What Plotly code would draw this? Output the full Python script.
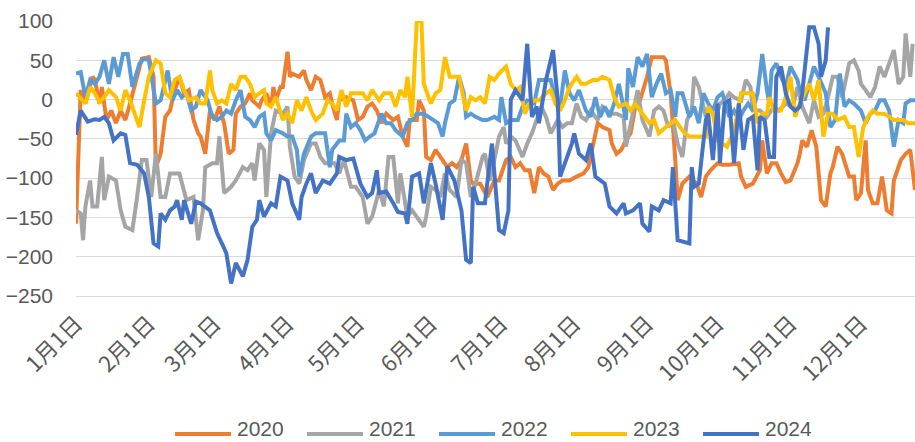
import pandas as pd
import plotly.graph_objects as go

# Day offsets from 1 January and the daily readings for each year
days_2020 = [0, 2, 4, 7, 8, 10, 11, 13, 15, 17, 19, 21, 23, 26, 28, 31, 33, 34, 36, 38, 40, 42, 44, 46, 48, 50, 52, 53, 55, 57, 59, 61, 63, 65, 67, 68, 70, 72, 74, 75, 78, 79, 81, 83, 84, 85, 87, 88, 90, 91, 92, 95, 97, 98, 100, 102, 104, 106, 108, 109, 111, 112, 115, 118, 120, 122, 124, 126, 128, 130, 132, 135, 137, 139, 141, 142, 145, 146, 148, 149, 151, 153, 156, 158, 160, 162, 164, 166, 168, 169, 172, 175, 178, 180, 183, 185, 187, 189, 191, 193, 195, 197, 199, 201, 203, 205, 207, 210, 213, 216, 218, 220, 222, 224, 227, 228, 230, 232, 234, 236, 238, 240, 243, 245, 247, 250, 251, 253, 255, 256, 258, 261, 264, 266, 268, 270, 273, 275, 278, 282, 283, 285, 288, 291, 292, 294, 296, 298, 300, 302, 304, 307, 308, 309, 311, 313, 315, 317, 319, 321, 322, 324, 326, 329, 331, 332, 334, 336, 337, 339, 341, 343, 345, 347, 348, 351, 353, 355, 357]
vals_2020 = [-158, 12, -5, 29, 25, -5, 16, -26, -14, -30, -14, -26, -5, 29, 52, 54, 29, -86, -69, -22, -14, 12, 29, 8, 12, -26, -43, -47, -69, -14, -26, -9, -30, -69, -64, -18, -9, -5, 8, -1, -9, -1, 8, -9, 16, -1, 16, 16, 61, 29, 33, 29, 37, 25, 12, 29, 25, 3, 8, -5, -26, -1, 3, -1, -26, -22, -9, -5, -14, -30, -18, -26, -22, -47, -60, -26, -26, -1, -14, -73, -77, -64, -77, -86, -81, -86, -77, -56, -103, -107, -107, -124, -103, -103, -77, -73, -86, -81, -90, -90, -119, -86, -94, -98, -115, -107, -103, -103, -98, -94, -86, -56, -30, -35, -39, -56, -69, -64, -52, -43, -9, -1, 29, 54, 54, 54, 50, 8, -77, -128, -107, -98, -107, -124, -98, -90, -81, -83, -83, -81, -98, -111, -107, -90, -52, -94, -81, -81, -94, -105, -103, -81, -69, -52, -60, -39, -60, -128, -136, -94, -86, -60, -69, -98, -98, -128, -119, -52, -115, -132, -132, -98, -141, -145, -103, -77, -69, -64, -115]

days_2021 = [0, 2, 3, 4, 6, 7, 9, 11, 12, 14, 17, 19, 21, 24, 26, 28, 30, 32, 34, 36, 38, 40, 44, 47, 50, 52, 54, 55, 58, 60, 61, 63, 66, 68, 71, 73, 75, 76, 78, 80, 81, 83, 85, 88, 90, 91, 93, 95, 97, 100, 102, 104, 106, 110, 112, 114, 117, 119, 122, 124, 126, 129, 131, 133, 135, 137, 138, 141, 143, 146, 148, 149, 151, 153, 155, 157, 159, 162, 164, 166, 168, 170, 173, 174, 176, 178, 180, 182, 183, 185, 187, 190, 192, 194, 196, 198, 200, 202, 205, 207, 209, 211, 213, 215, 217, 219, 222, 224, 226, 228, 230, 233, 234, 237, 239, 241, 244, 246, 248, 250, 252, 254, 256, 258, 260, 262, 263, 265, 268, 270, 272, 274, 276, 278, 280, 283, 285, 287, 288, 291, 294, 297, 299, 302, 305, 307, 309, 312, 314, 316, 318, 320, 322, 324, 326, 329, 331, 333, 334, 336, 338, 340, 342, 344, 346, 348, 350, 352, 353, 355, 356]
vals_2021 = [-141, -145, -179, -136, -103, -136, -136, -73, -128, -98, -103, -141, -162, -166, -124, -77, -77, -124, -69, -124, -124, -94, -94, -128, -124, -179, -141, -86, -81, -81, -47, -119, -111, -103, -86, -90, -81, -103, -56, -64, -124, -43, -14, -18, -9, -60, -98, -107, -77, -56, -56, -73, -81, -81, -94, -77, -111, -111, -124, -158, -149, -115, -136, -73, -73, -132, -94, -149, -141, -153, -162, -149, -111, -115, -124, -94, -115, -124, -77, -81, -124, -107, -73, -69, -103, -77, -47, -35, -56, -47, -52, -73, -56, -43, -26, -9, -22, -43, -26, -35, -30, -30, -5, -22, -26, -14, -26, -9, -14, -18, -18, -22, -60, -14, 12, -26, -47, -14, -9, -14, -35, -26, -56, -73, -26, -14, 29, 16, -22, -9, -26, -5, -1, 8, 3, -1, 25, 16, -14, -14, -22, -9, -14, -5, -9, 16, -9, -30, -1, -22, -18, 3, 29, 29, 3, 46, 50, 37, 20, 12, 3, 16, 42, 29, 46, 63, 20, 29, 84, 29, 71]

days_2022 = [0, 2, 4, 6, 8, 10, 12, 14, 16, 18, 20, 22, 24, 27, 29, 31, 34, 36, 39, 41, 43, 45, 47, 49, 51, 53, 56, 58, 60, 62, 64, 66, 68, 70, 72, 74, 76, 78, 80, 81, 83, 85, 88, 90, 92, 94, 95, 97, 100, 102, 106, 108, 109, 112, 114, 115, 117, 119, 121, 123, 125, 127, 129, 130, 132, 134, 136, 139, 141, 143, 145, 148, 150, 152, 154, 156, 157, 159, 161, 163, 165, 166, 168, 170, 173, 175, 178, 180, 181, 183, 185, 188, 190, 192, 195, 197, 199, 202, 204, 206, 208, 210, 212, 214, 217, 219, 221, 223, 225, 227, 229, 231, 234, 235, 237, 239, 241, 243, 245, 247, 249, 251, 253, 255, 256, 258, 261, 263, 265, 267, 269, 271, 273, 275, 278, 280, 282, 284, 286, 288, 290, 292, 294, 295, 296, 298, 300, 302, 304, 307, 308, 310, 312, 314, 316, 319, 321, 323, 325, 327, 329, 331, 334, 336, 338, 340, 342, 344, 346, 348, 350, 352, 353, 355, 357]
vals_2022 = [33, 35, 3, 25, 20, 29, 50, 20, 54, 29, 58, 58, 16, 46, 52, 50, -5, -1, 37, -1, 12, 3, 8, -14, -9, 12, -1, -22, -26, -22, -14, -18, -1, 12, -22, -26, -35, -22, -18, -43, -52, -39, -43, -47, -47, -64, -98, -69, -47, -43, -43, -86, -64, -52, -52, -18, -35, -30, -39, -52, -47, -43, -26, -18, -30, -30, -39, -47, -30, -26, -18, -18, -22, -26, -30, -47, -30, -5, -1, 29, 8, -22, -18, -22, -26, -26, -22, -26, 3, -30, -26, -26, -9, -1, -5, 25, 25, 25, -1, -9, 37, 8, -1, 12, -14, -22, 3, -22, -9, -22, -5, 20, -26, 40, 16, 54, 42, 58, 3, 20, 33, 8, 12, -22, 8, 8, -22, -9, -30, 8, -5, -14, 3, 8, -22, -14, -26, -14, -5, -14, 8, 58, 12, -5, 37, 46, 29, 16, 42, 25, 12, -1, 20, 42, 29, 8, -35, -26, 33, -9, -1, -5, -14, -30, -18, -14, -1, -1, -14, -60, -26, -30, -5, -1, -1]

days_2023 = [0, 4, 6, 8, 10, 12, 14, 17, 19, 21, 23, 25, 27, 29, 31, 34, 36, 38, 40, 42, 44, 46, 48, 51, 53, 55, 57, 58, 60, 62, 64, 66, 68, 70, 72, 74, 76, 78, 80, 81, 83, 85, 88, 90, 92, 94, 96, 98, 100, 102, 105, 107, 109, 111, 113, 115, 117, 119, 122, 124, 126, 129, 131, 134, 136, 138, 140, 141, 143, 145, 147, 148, 151, 153, 155, 157, 159, 161, 163, 166, 168, 170, 172, 174, 176, 178, 180, 183, 185, 187, 189, 191, 193, 195, 197, 200, 202, 204, 206, 208, 210, 213, 215, 217, 220, 222, 224, 227, 229, 231, 234, 236, 238, 240, 242, 244, 246, 248, 251, 253, 255, 257, 259, 261, 265, 268, 269, 271, 273, 275, 277, 279, 281, 283, 288, 290, 292, 294, 295, 297, 300, 302, 304, 306, 308, 310, 312, 314, 316, 318, 320, 322, 324, 327, 329, 331, 333, 335, 337, 339, 341, 344, 346, 348, 350, 352, 354, 357]
vals_2023 = [8, -5, 16, 8, -3, 3, 12, 3, -14, 12, -1, -18, -35, -1, 29, 50, 46, 8, 3, 25, 29, 12, -1, 3, -5, -5, 37, 12, -5, -1, -5, 20, 12, 29, 29, 20, 3, 8, 12, -5, -9, 3, -26, -18, -30, -1, -14, 3, -14, -26, -18, -1, -5, -14, 12, -9, 8, 8, 8, -1, 12, -1, 8, 8, -9, 12, 3, 29, -22, 100, 100, 20, -5, 8, 12, 54, 29, 29, 29, -14, 3, -1, 3, -5, 29, 25, 33, 42, 20, 12, 16, -18, -5, -1, -1, 8, 12, -5, -14, -1, 16, 29, 20, 20, 25, 25, 29, 25, 3, -9, -5, -14, -5, -14, -22, -30, -26, -43, -35, -30, -26, -35, -43, -47, -47, -47, -9, -18, -52, -56, -60, -47, -26, 8, 8, -30, -18, -18, 3, -14, -14, 3, 29, -22, -5, 8, 20, -1, 25, -47, -18, -18, -26, -22, -35, -35, -73, -35, -22, -14, -18, -18, -22, -26, -26, -26, -30, -30]

days_2024 = [0, 2, 5, 8, 10, 12, 14, 16, 19, 21, 23, 26, 29, 31, 33, 35, 36, 38, 40, 42, 43, 45, 46, 49, 51, 53, 57, 60, 63, 64, 66, 68, 71, 73, 75, 77, 78, 80, 83, 85, 87, 90, 92, 95, 96, 98, 100, 102, 105, 108, 111, 112, 115, 118, 121, 124, 126, 128, 129, 132, 135, 137, 140, 141, 143, 146, 148, 151, 153, 156, 158, 161, 164, 166, 168, 169, 171, 174, 177, 180, 182, 184, 185, 187, 190, 192, 194, 196, 197, 200, 203, 205, 206, 209, 211, 212, 214, 217, 219, 221, 225, 227, 230, 233, 234, 237, 240, 241, 244, 245, 248, 250, 253, 254, 255, 256, 261, 262, 263, 265, 268, 269, 271, 273, 274, 276, 278, 280, 282, 284, 286, 288, 290, 291, 293, 295, 297, 298, 300, 302, 304, 306, 308, 309, 312, 314, 316, 317, 319, 320]
vals_2024 = [-45, -14, -28, -25, -26, -22, -30, -52, -43, -45, -81, -83, -94, -124, -183, -187, -145, -153, -141, -136, -128, -153, -128, -158, -130, -132, -141, -170, -189, -196, -234, -208, -225, -204, -162, -153, -128, -149, -132, -136, -98, -103, -132, -153, -124, -107, -94, -119, -103, -107, -94, -73, -77, -75, -107, -124, -119, -90, -119, -117, -132, -143, -145, -158, -98, -94, -132, -81, -107, -153, -85, -103, -141, -204, -208, -111, -132, -132, -56, -166, -170, -141, 0, 12, -1, 71, -22, -9, -30, 25, 63, -1, -98, -73, -56, -43, -69, -77, -56, -98, -107, -136, -145, -132, -145, -141, -132, -158, -168, -136, -141, -128, -132, -86, -136, -179, -183, -86, -111, -107, -26, -18, -77, -5, -81, -5, -1, -81, -5, -64, -26, -22, -90, -22, -26, -73, -73, 29, 42, 8, -9, -14, -9, 8, 92, 92, 71, 29, 50, 92]

series = [
    ("2020", days_2020, vals_2020, "#ED7D31"),
    ("2021", days_2021, vals_2021, "#A5A5A5"),
    ("2022", days_2022, vals_2022, "#5B9BD5"),
    ("2023", days_2023, vals_2023, "#FFC000"),
    ("2024", days_2024, vals_2024, "#4472C4"),
]

# Every year is placed on a common calendar so the seasons line up
base = pd.Timestamp("2021-01-01")

def to_dates(offsets):
    return [base + pd.Timedelta(days=d) for d in offsets]

W, H = 915, 442
M_L, M_R, M_T, M_B = 76, 0, 21, 146
plot_w = W - M_L - M_R
plot_h = H - M_T - M_B
text_color = "#595959"
line_w = 4

fig = go.Figure()
for name, d, v, color in series:
    fig.add_trace(go.Scatter(
        x=to_dates(d), y=v, name=name, mode="lines",
        line=dict(color=color, width=line_w),
        showlegend=False,
    ))

# Legend row under the axis: a long line swatch followed by the year
swatch_len, gap, step = 56, 5, 132
row_left, row_y = 175, 434          # pixel position of the first swatch
text_bottom = 441                   # pixel row of the bottom of the legend text box

def px(p):
    return (p - M_L) / plot_w

def py(p):
    return (H - M_B - p) / plot_h

shapes, annotations = [], []
for i, (name, _, _, color) in enumerate(series):
    x0 = row_left + i * step
    shapes.append(dict(
        type="line", xref="paper", yref="paper",
        x0=px(x0), x1=px(x0 + swatch_len), y0=py(row_y), y1=py(row_y),
        line=dict(color=color, width=line_w),
    ))
    annotations.append(dict(
        xref="paper", yref="paper", x=px(x0 + swatch_len + gap), y=py(text_bottom),
        xanchor="left", yanchor="bottom", text=name, showarrow=False,
        borderpad=0, font=dict(size=21, color=text_color),
    ))

fig.update_layout(
    width=W, height=H,
    margin=dict(l=M_L, r=M_R, t=M_T, b=M_B, pad=0),
    paper_bgcolor="white", plot_bgcolor="white",
    font=dict(family="Liberation Sans, Noto Sans CJK SC, sans-serif", color=text_color),
    showlegend=False,
    shapes=shapes, annotations=annotations,
)
fig.update_xaxes(
    type="date",
    range=[base, base + pd.Timedelta(days=357)],
    tick0=base, dtick="M1", tickformat="%-m月%-d日",
    tickangle=-45, showgrid=False, zeroline=False,
    showline=True, linecolor="#D9D9D9", linewidth=1,
    ticks="", ticklabelstandoff=5,
    tickfont=dict(size=22, color=text_color,
                  family="Noto Sans CJK SC, Liberation Sans, sans-serif"),
)
fig.update_yaxes(
    range=[-250, 100], dtick=50, tick0=0,
    showgrid=True, gridcolor="#D9D9D9", gridwidth=1,
    zeroline=False, showline=False, ticks="",
    tickfont=dict(size=21, color=text_color),
    ticklabelstandoff=22,
)

fig.write_html("out.html")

···

**Stated task**
Make an exact copy of the lines from the top of the material through the line with "import plotly.graph_objects as go", pictures excluded.

**Exercise result**
What Plotly code would draw this? Output the full Python script.
import pandas as pd
import plotly.graph_objects as go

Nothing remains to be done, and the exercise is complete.